The Pomo people traditionally lived in the area around the Russian River in California, including Sonoma, Mendocino, and Lake counties. This area has an abundance of willows, sedges, and other plants that are traditionally used for basketweaving.

Pomo traditions held that a weaver's baskets were either burned or buried with her upon her death, or buried with a relative when they died. However, it also meant that with each death, valuable works of art and important teaching tools were lost forever. Allen came from a family of accomplished basketweavers, including her mother, Annie Ramon Gomachu Burke (1876–1962), and her maternal grandmother, Mary Arnold (1845–1925), both of Cloverdale Rancheria. As a child, Allen learned to gather plants for basket weaving by observing her mother and grandmother. When Mary Arnold died in 1924, her family followed tradition and buried her baskets and weaving materials with her. As a result, Allen lost those examples of weaving with her grandmother's death. With only a few examples left to study, she relied on her mother to help her continue learning the craft.

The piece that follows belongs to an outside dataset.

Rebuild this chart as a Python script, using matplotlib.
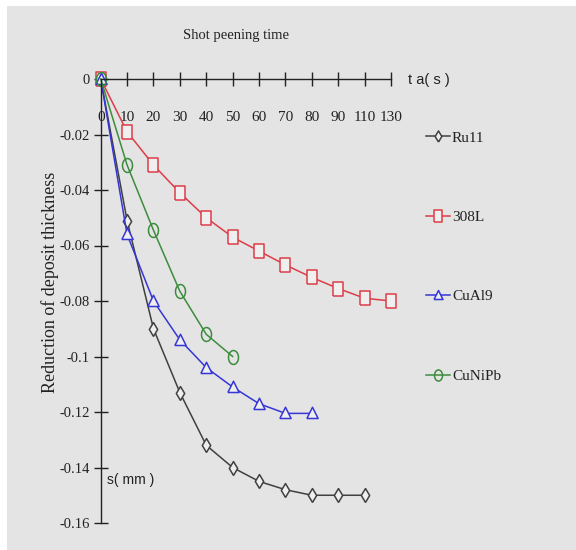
import numpy as np
import matplotlib
matplotlib.use("Agg")
import matplotlib.pyplot as plt
from matplotlib.patches import Rectangle

# data (x is categorical, 120 is skipped on the original axis)
time_labels = ['0', '10', '20', '30', '40', '50', '60', '70', '80', '90', '110', '130']
y_ticks = [0, -0.02, -0.04, -0.06, -0.08, -0.1, -0.12, -0.14, -0.16]
y_tick_labels = ['0', '-0.02', '-0.04', '-0.06', '-0.08', '-0.1', '-0.12', '-0.14', '-0.16']

ru11 = [0, -0.051, -0.090, -0.113, -0.132, -0.140, -0.145, -0.148, -0.150, -0.150, -0.150]
l308 = [0, -0.019, -0.031, -0.041, -0.050, -0.057, -0.062, -0.067, -0.0715, -0.0755, -0.079, -0.080]
cual9 = [0, -0.056, -0.080, -0.094, -0.104, -0.111, -0.117, -0.1205, -0.1205]
cunipb = [0, -0.031, -0.0545, -0.0765, -0.092, -0.100]

serif = 'Liberation Serif'
sans = 'Liberation Sans'

# narrow (tall) marker shapes, like the squeezed original
sq = [(-0.35, -0.5), (0.35, -0.5), (0.35, 0.5), (-0.35, 0.5), (-0.35, -0.5)]
dia = [(0, -0.5), (0.3, 0), (0, 0.5), (-0.3, 0), (0, -0.5)]
tri = [(-0.45, -0.4), (0.45, -0.4), (0, 0.5), (-0.45, -0.4)]
th = np.linspace(0, 2 * np.pi, 40)
ell = list(zip(0.36 * np.cos(th), 0.5 * np.sin(th)))

fig = plt.figure(figsize=(5.76, 5.5), dpi=100)
fig.patch.set_facecolor('white')
# gray screenshot panel
fig.patches.append(Rectangle((7/576, 0), 1, 1 - 6/550, transform=fig.transFigure,
                             facecolor='#e4e4e4', edgecolor='none', zorder=-10))

ax = fig.add_axes([100.7/576, 1 - 523/550, (391 - 100.7)/576, (523 - 79)/550])
ax.patch.set_alpha(0)

series = [
    ('Ru11', ru11, '#404040', dia, '#efefef', 10),
    ('308L', l308, '#dd3d48', sq, '#efefef', 10),
    ('CuAl9', cual9, '#3636d6', tri, '#efefef', 9),
    ('CuNiPb', cunipb, '#3d8c3d', ell, 'none', 10),
]
for name, vals, c, m, mfc, ms in series:
    ax.plot(np.arange(len(vals)), vals, color=c, lw=1.1, marker=m, ms=ms,
            mfc=mfc, mec=c, mew=1.1, label=name, clip_on=False)

ax.set_xlim(0, 11)
ax.set_ylim(-0.16, 0)

# axes lines: x axis at y=0 (top), y axis on the left
ax.spines['top'].set_visible(False)
ax.spines['right'].set_visible(False)
ax.spines['bottom'].set_position(('data', 0))
for s in ['left', 'bottom']:
    ax.spines[s].set_color('#222222')
    ax.spines[s].set_linewidth(1.0)

ax.set_xticks(np.arange(len(time_labels)))
ax.set_xticklabels(time_labels, fontfamily=serif, fontsize=11)
ax.set_yticks(y_ticks)
ax.set_yticklabels(y_tick_labels, fontfamily=serif, fontsize=10.5)
ax.tick_params(axis='x', direction='inout', length=10, width=1.0, pad=18, colors='#222222')
ax.tick_params(axis='y', direction='inout', length=10, width=1.0, pad=3, colors='#222222')

fig.text(236/576, 1 - 36/550, 'Shot peening time', family=serif, fontsize=10.5,
         ha='center', va='center', color='#222222')
fig.text(408/576, 1 - 80/550, 't a( s )', family=sans, fontsize=10.5,
         ha='left', va='center', color='#222222')
fig.text(107/576, 1 - 480/550, 's( mm )', family=sans, fontsize=10,
         ha='left', va='center', color='#222222')
fig.text(50/576, 1 - 282/550, 'Reduction of deposit thickness', family=serif,
         fontsize=13, rotation=90, ha='center', va='center', color='#222222')

leg = fig.legend(loc='upper left', bbox_to_anchor=(426/576, 1 - 131/550),
                 frameon=False, prop={'family': serif, 'size': 11},
                 handlelength=1.6, handletextpad=0.1, labelspacing=4.3,
                 borderpad=0, borderaxespad=0, markerscale=0.8)
for t in leg.get_texts():
    t.set_color('#222222')

fig.savefig('out.png', dpi=100)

Anne Burke, Allen's mother, became skilled at basket weaving, creating beautiful, intricate designs on baskets she showcased at fairs across California. However, Burke noticed that knowledge of weaving was fading, and she concluded that if weavers' baskets were buried or burned, future generations would lack examples to study. In her later years, as her health worsened, Burke requested her daughter not to bury her baskets after her death. She wanted to preserve them for future generations to study and for non-Indians to see the Pomo people's skills, worried that the craft would be forgotten without physical examples. In honoring her mother's last wish, Allen went against tradition, and many of the Pomo community, including relatives, criticized her. Some urged her to follow tradition by allowing the baskets to "die with the people". Still, Allen remained committed to her mother's request and promised to keep the tradition alive.

Co-founded by Allen and her mother, along with other weavers, the Pomo Indian Women's Club provided a social and professional space for basket makers, operating from 1940 to 1957. The club advocated for its members by establishing fair prices for their baskets. Additionally, they organized exhibitions and demonstrations to educate the public about Pomo basketry culture and artistry.

After raising her children, Allen more fully dedicated herself to weaving and teaching Pomo basket making at the age of 62, following her mother's death in 1962. During the 1950s and 1960s, interest in basketry declined, including among the Pomo. In response, Allen began teaching the craft at the Mendocino Art Center to anyone who wanted to learn, regardless of whether they were Pomo or not. This decision, however, created controversy within her tribe. One of her last students was her niece, Susan Billy. With Billy, Allen felt she had found an apprentice who would carry on the basket weaving tradition and teach it to others.

Published in 1972, Elsie Allen wrote Pomo Basketmaking: A Supreme Art for the Weaver. In this work, Allen provides detailed explanations and photographs that describe the Pomo's basket-making techniques. She shares her life story and offers insights on how to gather materials and create various styles of baskets. Moreover, the book preserved Allen's techniques, serving as an instruction manual for future generations in the art of Pomo basket weaving.

==Southern Pomo language==

Allen worked with linguist Abraham M. Halpern to document the Southern Pomo language.

==Legacy==
Allen died on December 31, 1990, at the age of 91.

Together with Mabel McKay and Laura Somersal, Elsie Allen is regarded as one of the three best-known California basketweavers of her generation. Allen is the subject of several books, including Dot Brovarney, Susan Billy, and Suzanne Abel-Vidor's 2005 Remember Your Relations: Elsie Allen Baskets, Family, And Friends and Sandra J. Metzler's 1996 A promise kept: Basketry of the Pomo and the Elsie Allen basket collection.

Elsie Allen High School in Santa Rosa, California, is named for her.

==Published work==
- Allen, Elsie. Pomo Basketmaking: A Supreme Art for the Weaver. Red. ed. Happy Camp, California: Naturegraph Publishers, Inc. (1972).